To close the loop a bit...

I really appreciate the anecdotes and background. It's helpful to those of us who didn't live it.

On the best resources front:

The Unix Programmer's Manual for v7 contains:
"A Tutorial Introduction to the UNIX Text Editor" by B. W. Kernighan - excellent coverage of Context Searching using a limited subset of regex.
"Advanced Editing on UNIX" by B. W. Kernighan - lots of examples.
"ed(1)" by authors of the manpages - super concise but thorough coverage of the regex rules (great followup to the tutorial).

Articles:
"Regular Expression Search Algorithm", by K. Thompson - an Algol-60 implementation of regex described in 4 pages... in 1968... I was 2 1/2.
"Regular Expression Matching Can Be Simple and Fast", by Russ Cox - how can an article be both simple and deep? Great concision.

Other Books:
"The AWK Programming Language" by A. V. Aho, B. W. Kernighan, & P. J. Weinberger - the discussion on pp. 28-31, Regular Expressions, is the best I've seen.
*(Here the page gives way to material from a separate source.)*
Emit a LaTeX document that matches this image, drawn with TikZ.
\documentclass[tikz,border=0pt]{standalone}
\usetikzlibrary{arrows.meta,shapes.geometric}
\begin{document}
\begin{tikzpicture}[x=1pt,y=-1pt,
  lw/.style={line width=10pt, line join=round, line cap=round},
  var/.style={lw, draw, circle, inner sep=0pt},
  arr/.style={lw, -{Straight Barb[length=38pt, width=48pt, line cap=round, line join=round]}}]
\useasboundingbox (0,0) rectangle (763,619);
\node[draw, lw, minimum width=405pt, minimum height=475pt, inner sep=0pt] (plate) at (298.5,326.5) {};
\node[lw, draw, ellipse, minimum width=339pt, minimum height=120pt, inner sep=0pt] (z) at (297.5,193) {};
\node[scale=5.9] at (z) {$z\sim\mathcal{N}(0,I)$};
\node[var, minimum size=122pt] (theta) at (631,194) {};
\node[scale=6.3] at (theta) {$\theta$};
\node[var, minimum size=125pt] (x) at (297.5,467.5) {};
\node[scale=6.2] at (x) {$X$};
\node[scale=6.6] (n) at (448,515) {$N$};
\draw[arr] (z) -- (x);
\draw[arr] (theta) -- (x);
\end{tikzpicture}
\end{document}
"Chapter 9. Regular Expresssions" in the XBD section of the SUS (IEEE Std 1003.1-2017) - Comprehensive presentation of the spec (good stuff, even if nobody perfectly implements it).

There are plenty more, but with the tutorial, ed(1), and AWK book in hand, I think a beginner is covered.
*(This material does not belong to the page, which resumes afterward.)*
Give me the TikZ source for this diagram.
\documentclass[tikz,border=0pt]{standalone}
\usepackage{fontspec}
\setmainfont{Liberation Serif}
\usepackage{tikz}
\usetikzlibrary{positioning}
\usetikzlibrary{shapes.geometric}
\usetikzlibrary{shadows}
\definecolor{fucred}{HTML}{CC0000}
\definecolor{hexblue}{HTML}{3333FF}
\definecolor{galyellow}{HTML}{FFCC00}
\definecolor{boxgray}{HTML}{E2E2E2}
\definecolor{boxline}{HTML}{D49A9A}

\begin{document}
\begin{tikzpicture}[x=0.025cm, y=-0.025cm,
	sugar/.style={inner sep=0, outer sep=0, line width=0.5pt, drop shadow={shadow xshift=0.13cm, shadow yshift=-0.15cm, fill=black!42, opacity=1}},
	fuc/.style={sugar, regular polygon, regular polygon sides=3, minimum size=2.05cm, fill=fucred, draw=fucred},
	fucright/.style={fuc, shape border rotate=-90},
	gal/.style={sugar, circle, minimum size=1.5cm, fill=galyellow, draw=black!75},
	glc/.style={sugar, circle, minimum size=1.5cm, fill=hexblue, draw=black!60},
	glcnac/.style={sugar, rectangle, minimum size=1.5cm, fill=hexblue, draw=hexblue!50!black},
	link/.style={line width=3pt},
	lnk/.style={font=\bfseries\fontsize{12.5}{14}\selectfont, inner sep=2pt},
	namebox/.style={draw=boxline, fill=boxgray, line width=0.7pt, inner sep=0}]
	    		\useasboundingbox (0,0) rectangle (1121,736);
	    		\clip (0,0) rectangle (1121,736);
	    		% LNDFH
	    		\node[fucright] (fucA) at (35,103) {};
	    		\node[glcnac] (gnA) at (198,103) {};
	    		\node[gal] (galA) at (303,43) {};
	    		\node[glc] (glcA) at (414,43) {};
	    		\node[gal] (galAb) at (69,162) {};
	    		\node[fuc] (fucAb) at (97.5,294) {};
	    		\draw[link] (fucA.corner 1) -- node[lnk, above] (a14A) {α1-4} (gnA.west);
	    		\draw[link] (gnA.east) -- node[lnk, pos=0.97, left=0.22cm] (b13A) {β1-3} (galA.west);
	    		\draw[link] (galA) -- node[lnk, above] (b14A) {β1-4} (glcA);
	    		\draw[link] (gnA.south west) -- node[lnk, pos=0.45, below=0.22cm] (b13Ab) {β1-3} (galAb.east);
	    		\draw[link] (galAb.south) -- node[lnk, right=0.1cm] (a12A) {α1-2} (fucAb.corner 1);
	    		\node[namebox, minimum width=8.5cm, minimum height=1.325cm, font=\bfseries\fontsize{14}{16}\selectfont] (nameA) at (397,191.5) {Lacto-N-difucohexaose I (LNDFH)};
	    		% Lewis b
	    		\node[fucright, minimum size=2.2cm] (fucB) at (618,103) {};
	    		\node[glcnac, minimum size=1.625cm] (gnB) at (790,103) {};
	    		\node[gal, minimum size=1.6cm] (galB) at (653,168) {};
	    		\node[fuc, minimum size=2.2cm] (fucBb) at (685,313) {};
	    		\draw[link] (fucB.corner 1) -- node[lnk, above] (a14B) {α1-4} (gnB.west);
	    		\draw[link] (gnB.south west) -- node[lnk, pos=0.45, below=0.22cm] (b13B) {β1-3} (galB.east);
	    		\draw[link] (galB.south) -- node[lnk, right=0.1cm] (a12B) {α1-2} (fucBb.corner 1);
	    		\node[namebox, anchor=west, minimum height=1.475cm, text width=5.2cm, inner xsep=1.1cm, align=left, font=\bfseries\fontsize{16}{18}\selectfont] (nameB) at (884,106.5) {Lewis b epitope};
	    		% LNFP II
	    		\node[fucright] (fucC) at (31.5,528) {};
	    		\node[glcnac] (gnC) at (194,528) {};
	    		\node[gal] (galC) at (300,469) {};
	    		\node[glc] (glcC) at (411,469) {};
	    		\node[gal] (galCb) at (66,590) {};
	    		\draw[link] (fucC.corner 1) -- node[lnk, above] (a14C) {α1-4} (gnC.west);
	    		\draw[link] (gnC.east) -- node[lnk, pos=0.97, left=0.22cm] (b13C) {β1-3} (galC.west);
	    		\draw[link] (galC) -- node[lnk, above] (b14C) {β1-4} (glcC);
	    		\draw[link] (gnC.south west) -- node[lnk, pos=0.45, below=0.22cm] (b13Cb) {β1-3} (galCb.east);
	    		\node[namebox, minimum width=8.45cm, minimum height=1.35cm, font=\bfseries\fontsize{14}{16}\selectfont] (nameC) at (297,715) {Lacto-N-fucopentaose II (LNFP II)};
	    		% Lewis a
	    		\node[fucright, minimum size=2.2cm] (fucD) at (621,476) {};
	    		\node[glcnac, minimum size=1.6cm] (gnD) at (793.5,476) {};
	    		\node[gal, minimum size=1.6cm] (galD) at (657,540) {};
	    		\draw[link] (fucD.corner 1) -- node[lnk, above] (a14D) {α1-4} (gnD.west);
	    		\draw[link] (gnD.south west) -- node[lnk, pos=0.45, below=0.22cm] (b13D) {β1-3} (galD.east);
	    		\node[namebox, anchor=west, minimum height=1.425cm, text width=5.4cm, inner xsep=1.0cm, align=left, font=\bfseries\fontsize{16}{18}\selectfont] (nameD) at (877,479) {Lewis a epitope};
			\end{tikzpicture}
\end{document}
BTW, awk is awesome (particularly with the new csv additions) - I don't "need" the new unicode support, but it's nice. I didn't get awk, but when I figured out you could do this:

awk '/SYS.*\(write\,/, /\)/' */*
SYSCALL_DEFINE3(write, unsigned int, fd, const char __user *, buf,
               size_t, count)

in the kernel source, I was sold. I've never really wrapped my head around how to efficiently search over multiple lines, awk's range patterns... just make sense :). Even in it looks crazy, it works.

ranges bounded by regexes... who'd of thunk it?

Will



On 3/3/24 8:03 PM, Marc Rochkind wrote:
Will, here's my recollection, when I got to UNIX in late 1972 or thereabouts:

First, there was ed. grep and sed were derived from ed, so came along later. awk came along way later.
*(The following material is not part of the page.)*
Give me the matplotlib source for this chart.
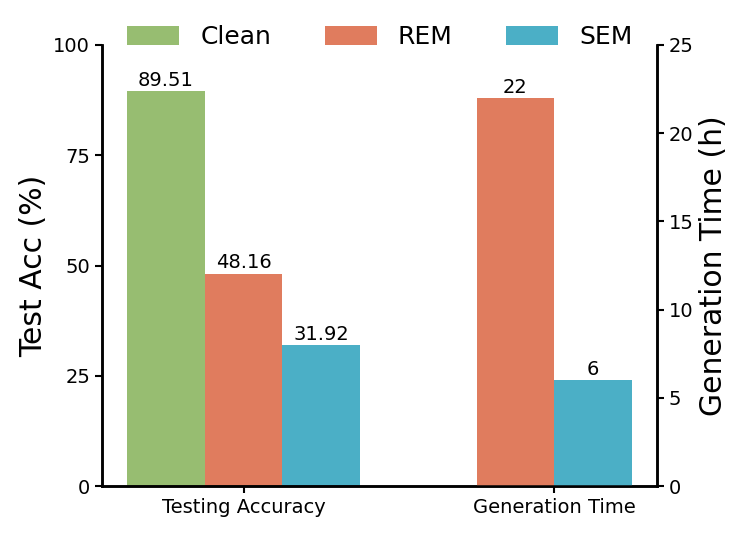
import numpy as np
import matplotlib
matplotlib.use('Agg')
import matplotlib.pyplot as plt

# data
groups = ['Testing Accuracy', 'Generation Time']
methods = ['Clean', 'REM', 'SEM']
acc = [89.51, 48.16, 31.92]          # Clean, REM, SEM (left axis)
gen_time = [22, 6]                   # REM, SEM (right axis, hours)
colors = ['#97bd71', '#e07c5e', '#4bafc6']

w = 0.25
fig = plt.figure(figsize=(7.48, 5.34), dpi=100)
ax = fig.add_axes([102 / 748, 1 - 486 / 534, 555 / 748, 441 / 534])
ax2 = ax.twinx()

# testing accuracy group (left axis)
bars = []
for i, (m, v) in enumerate(zip(methods, acc)):
    b = ax.bar(0 + (i - 1) * w, v, w, color=colors[i], label=m)
    ax.bar_label(b, fmt='%g', fontsize=14, padding=1)
    bars.append(b)

# generation time group (right axis)
for i, v in enumerate(gen_time):
    b = ax2.bar(1 + (i - 0.5) * w, v, w, color=colors[i + 1])
    ax2.bar_label(b, fmt='%g', fontsize=14, padding=1)

ax.set_xticks([0, 1])
ax.set_xticklabels(groups, fontsize=14)
ax.set_ylim(0, 100)
ax.set_yticks([0, 25, 50, 75, 100])
ax2.set_ylim(0, 25)
ax2.set_yticks([0, 5, 10, 15, 20, 25])
ax.tick_params(axis='y', labelsize=14, width=1.5, length=5)
ax.tick_params(axis='x', width=1.5, length=5)
ax2.tick_params(axis='y', labelsize=14, width=1.5, length=5)
ax.set_ylabel('Test Acc (%)', fontsize=21.5)
ax2.set_ylabel('Generation Time (h)', fontsize=21.5)

for a in (ax, ax2):
    a.spines['top'].set_visible(False)
    for s in ('left', 'right', 'bottom'):
        a.spines[s].set_linewidth(1.8)

fig.legend(handles=bars, labels=methods, loc='center', ncol=3, frameon=False,
           fontsize=18, handlelength=2.08, handleheight=0.8, handletextpad=0.84,
           columnspacing=2.14, bbox_to_anchor=(380 / 748, 1 - 37 / 534))

fig.savefig('out.png', dpi=100)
There were only manual pages. You typed "man ed" and there it was. The man pages were very accurate, very clear, and very authoritative. Many found them too succinct, especially as UNIX got more popular, but all of us back in the day found them perfect. Maybe you had to read the man page a few times to understand it, but at least that's all you had to read. No need to hunt around for more documentation!

(Well, there was more documentation: The source code, which was all online. But reading the ed source to understand regular expressions was impossible. It was in assembler, and Ken was generating code on the fly as the expression was compiled.)

Also, it should be noted that ed produced a single error message: a question mark. No wasting of teletype paper!

The motivation for learning regular expressions was that that's how you edited files. ed was the only game in town.

(sh used a greatly restricted form of regular expressions, which were documented on the sh man page.)

Marc Rochkind

On Sun, Mar 3, 2024 at 6:31 PM Will Senn <will.senn@gmail.com> wrote:
Hi All,

I was wondering, what were the best early sources of information for regexes and why did folks need to know them to use unix? In my recent explorations, I have needed to have a better understanding of them, so I'm digging in... awk's my most recent thing and it's deeply associated with them, so here we are. I went to the bookshelf to find something appropriate and as usual, I've traced to primary sources to some extent. I started with Mastering Regular Expressions by Friedl, and I won't knock it (it's one of the bestsellers in our field), but it's much to long for my personal taste and it's not quite as systematic as I would like (the author himself notes that his interests are less technical than authors preceding him on the subject). So, back to the shelves... Bourne's, The Unix Environment, and Kernighan & Pike's, The Unix Programming Evironment both talk about them in the context of grep, ed, sed, and awk. Going further back, the Unix Programmer's Manual v7 - ed, grep, sed, awk...

After digging around it seems like folks needed regexes for ed, grep, sed and awk... and any other utility that leveraged the wonderful nature of these handy expressions. Fine. Where did folks go learn them? Was there a particularly good (succinct and accurate) source of information that folks kept handy? I'm imagining (based on what I've seen) that someone might cut out the ed discussion or the grep pages of the manual and tape them to their monitors, but maybe I'm stooopid and they didn't need no stinkin' memory device for regexes - surely they're intuitive enough that even a simpleton could pick them up after seeing a few examples... but if that were really the case, Friedl's book would have been a flop and it wasn't :). So seriously, if you remember that far back - what was the definitive source of your regex knowledge and what were the first motivators for learning them?

Thanks,

Will


--
My new email address is mrochkind@gmail.com